(Instructions for the task): Copy nothing but the text: reproduce each line of the listing exactly and leave the pictures out.

**** Data segment

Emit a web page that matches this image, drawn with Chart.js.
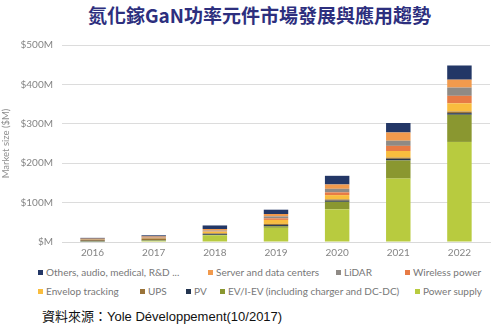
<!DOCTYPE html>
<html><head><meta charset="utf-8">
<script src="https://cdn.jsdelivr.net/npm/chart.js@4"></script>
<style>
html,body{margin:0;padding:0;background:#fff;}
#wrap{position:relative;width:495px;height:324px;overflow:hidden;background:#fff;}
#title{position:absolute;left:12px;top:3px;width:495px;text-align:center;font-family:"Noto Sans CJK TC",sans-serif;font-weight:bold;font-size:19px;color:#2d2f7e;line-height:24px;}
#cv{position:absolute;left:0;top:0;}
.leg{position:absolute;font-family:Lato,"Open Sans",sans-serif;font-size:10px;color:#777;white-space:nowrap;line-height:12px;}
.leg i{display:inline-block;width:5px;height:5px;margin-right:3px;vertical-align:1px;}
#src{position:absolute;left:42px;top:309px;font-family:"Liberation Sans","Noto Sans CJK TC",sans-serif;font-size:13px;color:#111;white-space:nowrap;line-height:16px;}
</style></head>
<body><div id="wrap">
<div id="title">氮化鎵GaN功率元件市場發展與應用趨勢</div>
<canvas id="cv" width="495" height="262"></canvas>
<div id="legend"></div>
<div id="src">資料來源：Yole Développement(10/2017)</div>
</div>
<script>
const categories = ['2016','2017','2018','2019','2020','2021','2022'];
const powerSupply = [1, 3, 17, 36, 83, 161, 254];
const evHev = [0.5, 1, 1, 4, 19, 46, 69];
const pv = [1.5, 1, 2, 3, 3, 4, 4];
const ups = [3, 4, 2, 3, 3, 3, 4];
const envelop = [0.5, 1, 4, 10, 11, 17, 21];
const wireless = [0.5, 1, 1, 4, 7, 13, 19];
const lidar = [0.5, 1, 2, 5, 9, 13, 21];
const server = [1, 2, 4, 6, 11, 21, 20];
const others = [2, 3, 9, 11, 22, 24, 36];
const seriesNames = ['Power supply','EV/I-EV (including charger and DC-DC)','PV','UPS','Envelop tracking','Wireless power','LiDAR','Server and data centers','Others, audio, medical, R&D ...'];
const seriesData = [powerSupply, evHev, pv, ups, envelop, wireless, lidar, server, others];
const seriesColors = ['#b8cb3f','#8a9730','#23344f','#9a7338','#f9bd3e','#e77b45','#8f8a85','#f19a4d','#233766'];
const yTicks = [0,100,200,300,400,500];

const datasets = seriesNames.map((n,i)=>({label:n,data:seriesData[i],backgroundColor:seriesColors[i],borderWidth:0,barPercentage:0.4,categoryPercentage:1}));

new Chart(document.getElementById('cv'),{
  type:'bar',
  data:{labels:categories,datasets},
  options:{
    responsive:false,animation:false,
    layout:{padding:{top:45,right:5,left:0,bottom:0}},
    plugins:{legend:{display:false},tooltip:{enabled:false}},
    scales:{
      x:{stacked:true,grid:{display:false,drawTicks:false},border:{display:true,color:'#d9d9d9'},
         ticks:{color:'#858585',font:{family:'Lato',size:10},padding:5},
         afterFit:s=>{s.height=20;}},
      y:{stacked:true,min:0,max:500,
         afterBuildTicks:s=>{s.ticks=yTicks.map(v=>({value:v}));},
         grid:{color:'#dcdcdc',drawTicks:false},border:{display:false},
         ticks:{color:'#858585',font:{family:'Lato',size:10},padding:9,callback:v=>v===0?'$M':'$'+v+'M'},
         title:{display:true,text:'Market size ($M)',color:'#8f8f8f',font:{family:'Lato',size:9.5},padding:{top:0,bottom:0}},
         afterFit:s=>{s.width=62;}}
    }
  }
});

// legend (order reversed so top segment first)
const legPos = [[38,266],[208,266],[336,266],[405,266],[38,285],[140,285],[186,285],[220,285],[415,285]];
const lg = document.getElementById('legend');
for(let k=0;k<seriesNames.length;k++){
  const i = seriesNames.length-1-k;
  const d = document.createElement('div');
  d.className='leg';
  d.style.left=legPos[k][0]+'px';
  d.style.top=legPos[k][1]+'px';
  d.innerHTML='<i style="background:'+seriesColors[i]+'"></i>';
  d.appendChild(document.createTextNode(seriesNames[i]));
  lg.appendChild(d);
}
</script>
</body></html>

********

(Solution):
Emit a web page that matches this image, drawn with Chart.js.
<!DOCTYPE html>
<html><head><meta charset="utf-8">
<script src="https://cdn.jsdelivr.net/npm/chart.js@4"></script>
<style>
html,body{margin:0;padding:0;background:#fff;}
#wrap{position:relative;width:495px;height:324px;overflow:hidden;background:#fff;}
#title{position:absolute;left:12px;top:3px;width:495px;text-align:center;font-family:"Noto Sans CJK TC",sans-serif;font-weight:bold;font-size:19px;color:#2d2f7e;line-height:24px;}
#cv{position:absolute;left:0;top:0;}
.leg{position:absolute;font-family:Lato,"Open Sans",sans-serif;font-size:10px;color:#777;white-space:nowrap;line-height:12px;}
.leg i{display:inline-block;width:5px;height:5px;margin-right:3px;vertical-align:1px;}
#src{position:absolute;left:42px;top:309px;font-family:"Liberation Sans","Noto Sans CJK TC",sans-serif;font-size:13px;color:#111;white-space:nowrap;line-height:16px;}
</style></head>
<body><div id="wrap">
<div id="title">氮化鎵GaN功率元件市場發展與應用趨勢</div>
<canvas id="cv" width="495" height="262"></canvas>
<div id="legend"></div>
<div id="src">資料來源：Yole Développement(10/2017)</div>
</div>
<script>
const categories = ['2016','2017','2018','2019','2020','2021','2022'];
const powerSupply = [1, 3, 17, 36, 83, 161, 254];
const evHev = [0.5, 1, 1, 4, 19, 46, 69];
const pv = [1.5, 1, 2, 3, 3, 4, 4];
const ups = [3, 4, 2, 3, 3, 3, 4];
const envelop = [0.5, 1, 4, 10, 11, 17, 21];
const wireless = [0.5, 1, 1, 4, 7, 13, 19];
const lidar = [0.5, 1, 2, 5, 9, 13, 21];
const server = [1, 2, 4, 6, 11, 21, 20];
const others = [2, 3, 9, 11, 22, 24, 36];
const seriesNames = ['Power supply','EV/I-EV (including charger and DC-DC)','PV','UPS','Envelop tracking','Wireless power','LiDAR','Server and data centers','Others, audio, medical, R&D ...'];
const seriesData = [powerSupply, evHev, pv, ups, envelop, wireless, lidar, server, others];
const seriesColors = ['#b8cb3f','#8a9730','#23344f','#9a7338','#f9bd3e','#e77b45','#8f8a85','#f19a4d','#233766'];
const yTicks = [0,100,200,300,400,500];

const datasets = seriesNames.map((n,i)=>({label:n,data:seriesData[i],backgroundColor:seriesColors[i],borderWidth:0,barPercentage:0.4,categoryPercentage:1}));

new Chart(document.getElementById('cv'),{
  type:'bar',
  data:{labels:categories,datasets},
  options:{
    responsive:false,animation:false,
    layout:{padding:{top:45,right:5,left:0,bottom:0}},
    plugins:{legend:{display:false},tooltip:{enabled:false}},
    scales:{
      x:{stacked:true,grid:{display:false,drawTicks:false},border:{display:true,color:'#d9d9d9'},
         ticks:{color:'#858585',font:{family:'Lato',size:10},padding:5},
         afterFit:s=>{s.height=20;}},
      y:{stacked:true,min:0,max:500,
         afterBuildTicks:s=>{s.ticks=yTicks.map(v=>({value:v}));},
         grid:{color:'#dcdcdc',drawTicks:false},border:{display:false},
         ticks:{color:'#858585',font:{family:'Lato',size:10},padding:9,callback:v=>v===0?'$M':'$'+v+'M'},
         title:{display:true,text:'Market size ($M)',color:'#8f8f8f',font:{family:'Lato',size:9.5},padding:{top:0,bottom:0}},
         afterFit:s=>{s.width=62;}}
    }
  }
});

// legend (order reversed so top segment first)
const legPos = [[38,266],[208,266],[336,266],[405,266],[38,285],[140,285],[186,285],[220,285],[415,285]];
const lg = document.getElementById('legend');
for(let k=0;k<seriesNames.length;k++){
  const i = seriesNames.length-1-k;
  const d = document.createElement('div');
  d.className='leg';
  d.style.left=legPos[k][0]+'px';
  d.style.top=legPos[k][1]+'px';
  d.innerHTML='<i style="background:'+seriesColors[i]+'"></i>';
  d.appendChild(document.createTextNode(seriesNames[i]));
  lg.appendChild(d);
}
</script>
</body></html>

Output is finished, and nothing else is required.